While your value proposition and positioning will help you understand who your target audience is and the channels you’ll be using to target them, you will still need to pick a launch date and prepare for activities leading up to and during your launch period so that you can engage these target customers. The strategy you pick for your beta product can be different from the one you employ for general launch. Depending on your marketing strategy, you may decide to include the following activities in your launch:

  • Webinars for prospects or webinars along with customers already using your data product
  • Blog posts and articles
  • Targeted email campaigns with curated content or offers to trial the data product for a period of time
  • Live event - our customers have pitched their data products at different industry conferences or customer workshops

We also recommend creating a launch plan and keeping these dates in mind as you work on building your data product. Here are some examples of a high-level and detailed plan:

How to Develop and Implement a Successful Data Product Launch Plan

How to Develop and Implement a Successful Data Product Launch Plan

Post Launch

After your initial launch is complete, continue activities post launch as well to keep the interest high amongst your prospects and customers.
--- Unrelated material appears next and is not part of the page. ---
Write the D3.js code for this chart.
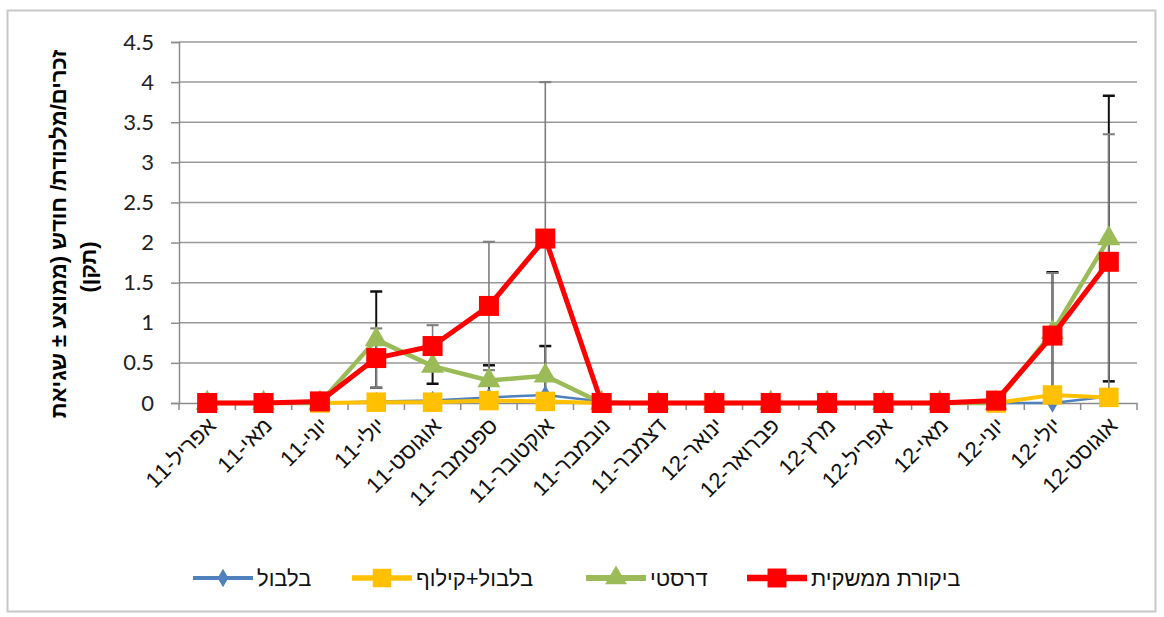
<!DOCTYPE html>
<html>
<head>
<meta charset="utf-8">
<script src="https://cdn.jsdelivr.net/npm/d3@7"></script>
<style>
  body { margin: 0; background: #fff; }
  text { font-family: 'Liberation Sans', Arial, sans-serif; }
</style>
</head>
<body>
<script>
// months on the x axis (Hebrew, mmm-yy)
const months = ['אפריל-11', 'מאי-11', 'יוני-11', 'יולי-11', 'אוגוסט-11', 'ספטמבר-11', 'אוקטובר-11',
  'נובמבר-11', 'דצמבר-11', 'ינואר-12', 'פברואר-12', 'מרץ-12', 'אפריל-12', 'מאי-12', 'יוני-12',
  'יולי-12', 'אוגוסט-12'];

const yTicks = [0, 0.5, 1, 1.5, 2, 2.5, 3, 3.5, 4, 4.5];

const blbul      = [0, 0, 0, 0.02, 0.03, 0.07, 0.1, 0.02, 0, 0, 0, 0, 0, 0, 0, 0, 0.08];
const blbulKilof = [0, 0, 0, 0.01, 0.01, 0.03, 0.02, 0, 0, 0, 0, 0, 0, 0, 0, 0.1, 0.07];
const drasti     = [0, 0, 0, 0.79, 0.46, 0.28, 0.34, 0, 0, 0, 0, 0, 0, 0, 0, 0.88, 2.05];
const bikoret    = [0, 0, 0.02, 0.56, 0.71, 1.21, 2.05, 0, 0, 0, 0, 0, 0, 0, 0.03, 0.84, 1.76];

// standard error (null = no bar)
const drastiErr  = [null, null, null, 0.6, 0.22, 0.19, 0.37, null, null, null, null, null, null, null, null, 0.75, 1.78];
const bikoretErr = [null, null, null, 0.37, 0.26, 0.8, 1.95, null, null, null, null, null, null, null, null, 0.78, 1.59];

const yTitle1 = 'זכרים/מלכודת/ חודש (ממוצע ± שגיאת';
const yTitle2 = '(תקן)';

const series = [
  { name: 'בלבול', values: blbul, color: '#4f81bd', symbol: d3.symbolDiamond, size: 110, width: 2.5 },
  { name: 'בלבול+קילוף', values: blbulKilof, color: '#ffc000', symbol: d3.symbolSquare, size: 380, width: 4 },
  { name: 'דרסטי', values: drasti, color: '#9bbb59', symbol: d3.symbolTriangle, size: 230, width: 4.5, err: drastiErr, errColor: '#111' },
  { name: 'ביקורת ממשקית', values: bikoret, color: '#ff0000', symbol: d3.symbolSquare, size: 400, width: 5, err: bikoretErr, errColor: '#7f7f7f' }
];

const W = 1164, H = 617;
const plot = { left: 179, right: 1137, top: 42, bottom: 403 };

const svg = d3.select('body').append('svg').attr('width', W).attr('height', H);

svg.append('rect')
  .attr('x', 7.5).attr('y', 10.5).attr('width', 1148).attr('height', 601)
  .attr('fill', '#fff').attr('stroke', '#c8c8c8').attr('stroke-width', 2);

const x = d3.scaleBand().domain(months).range([plot.left, plot.right]);
const y = d3.scaleLinear().domain([0, 4.5]).range([plot.bottom, plot.top]);
const cx = (i) => x(months[i]) + x.bandwidth() / 2;

// gridlines
svg.append('g').selectAll('line').data(yTicks.slice(1)).join('line')
  .attr('x1', plot.left).attr('x2', plot.right)
  .attr('y1', (d) => y(d)).attr('y2', (d) => y(d))
  .attr('stroke', '#989898').attr('stroke-width', 1.5);

// y axis
const yAxis = svg.append('g').attr('transform', `translate(${plot.left},0)`)
  .call(d3.axisLeft(y).tickValues(yTicks).tickFormat((d) => String(d)).tickSize(8).tickPadding(17));
yAxis.select('.domain').attr('stroke', '#8c8c8c').attr('stroke-width', 1.5);
yAxis.selectAll('.tick line').attr('stroke', '#8c8c8c').attr('stroke-width', 1.5);
yAxis.selectAll('.tick text').style('font-size', '22px').attr('fill', '#222')
  .style('font-family', 'Lato, "Liberation Sans", sans-serif');

// x axis
const xAxis = svg.append('g').attr('transform', `translate(0,${plot.bottom})`)
  .call(d3.axisBottom(x).tickSize(0).tickFormat(''));
xAxis.select('.domain').attr('stroke', '#8c8c8c').attr('stroke-width', 1.5);
svg.append('g').selectAll('line').data(d3.range(months.length + 1)).join('line')
  .attr('x1', (i) => plot.left + i * x.step()).attr('x2', (i) => plot.left + i * x.step())
  .attr('y1', plot.bottom).attr('y2', plot.bottom + 7)
  .attr('stroke', '#8c8c8c').attr('stroke-width', 1.5);

svg.append('g').selectAll('text').data(months).join('text')
  .attr('transform', (d, i) => `translate(${cx(i) + 10},${plot.bottom + 24}) rotate(-45)`)
  .attr('text-anchor', 'end')
  .style('font-size', '22px').attr('fill', '#111')
  .text((d) => d);

// y title
svg.append('text')
  .attr('transform', 'translate(66,234) rotate(-90)')
  .attr('text-anchor', 'middle').style('font-size', '22px').style('font-weight', 'bold')
  .text(yTitle1);
svg.append('text')
  .attr('transform', 'translate(96,267) rotate(-90)')
  .attr('text-anchor', 'middle').style('font-size', '22px').style('font-weight', 'bold')
  .text(yTitle2);

// error bars (behind lines)
series.filter((s) => s.err).forEach((s) => {
  const g = svg.append('g');
  s.err.forEach((e, i) => {
    if (e == null) return;
    const lo = y(Math.max(0, s.values[i] - e)), hi = y(s.values[i] + e), px = cx(i);
    const sw = s.errColor === '#111' ? 2 : 1.6;
    g.append('line').attr('x1', px).attr('x2', px).attr('y1', lo).attr('y2', hi)
      .attr('stroke', s.errColor).attr('stroke-width', sw);
    [lo, hi].forEach((yy) => g.append('line')
      .attr('x1', px - 6).attr('x2', px + 6).attr('y1', yy).attr('y2', yy)
      .attr('stroke', s.errColor).attr('stroke-width', sw + 0.5));
  });
});

// series lines and markers
const line = d3.line().x((d, i) => cx(i)).y((d) => y(d));
series.forEach((s) => {
  svg.append('path').datum(s.values)
    .attr('d', line).attr('fill', 'none')
    .attr('stroke', s.color).attr('stroke-width', s.width).attr('stroke-linejoin', 'round');
  svg.append('g').selectAll('path').data(s.values).join('path')
    .attr('transform', (d, i) => `translate(${cx(i)},${y(d)})`)
    .attr('d', d3.symbol(s.symbol, s.size)).attr('fill', s.color);
});

// legend
const legendX = [193, 352, 586, 747];
const legend = svg.append('g').attr('transform', 'translate(0,578)');
series.forEach((s, i) => {
  const g = legend.append('g').attr('transform', `translate(${legendX[i]},0)`);
  g.append('line').attr('x1', 0).attr('x2', 60).attr('y1', 0).attr('y2', 0)
    .attr('stroke', s.color).attr('stroke-width', s.width + 1.5);
  g.append('path').attr('transform', 'translate(30,0)')
    .attr('d', d3.symbol(s.symbol, s.size * 0.9)).attr('fill', s.color);
  g.append('text').attr('x', 64).attr('y', 8).style('font-size', '22px').attr('fill', '#111')
    .text(s.name);
});
</script>
</body>
</html>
Also, if you did a beta launch and are going to plan for the full product launch later on, this is a good time to analyze the results of your beta launch and use them to influence your strategy.

  • Continue your marketing efforts by including content on your data product in your organization’s content strategy and cadence. Refresh case studies and customer webinars frequently.
  • Track progress against your metrics and refine your launch strategy. Are you reaching the customers you had wanted to? Are you hitting the adoption and revenue goals you had planned for? If not, think about how to refine your launch strategy for the next release or how you can continue to reach your target with ongoing activities.
  • Finally, collect and analyze customer feedback post launch so you can use it to influence your product roadmap. Its also important to set up a mechanism to collect this feedback frequently. Will you be gathering feedback via surveys, customer focus groups, online community or from your support team? If your organization relies on an implementation team to set up your product and the data product for your customers, then create a process to gain feedback from this team as well.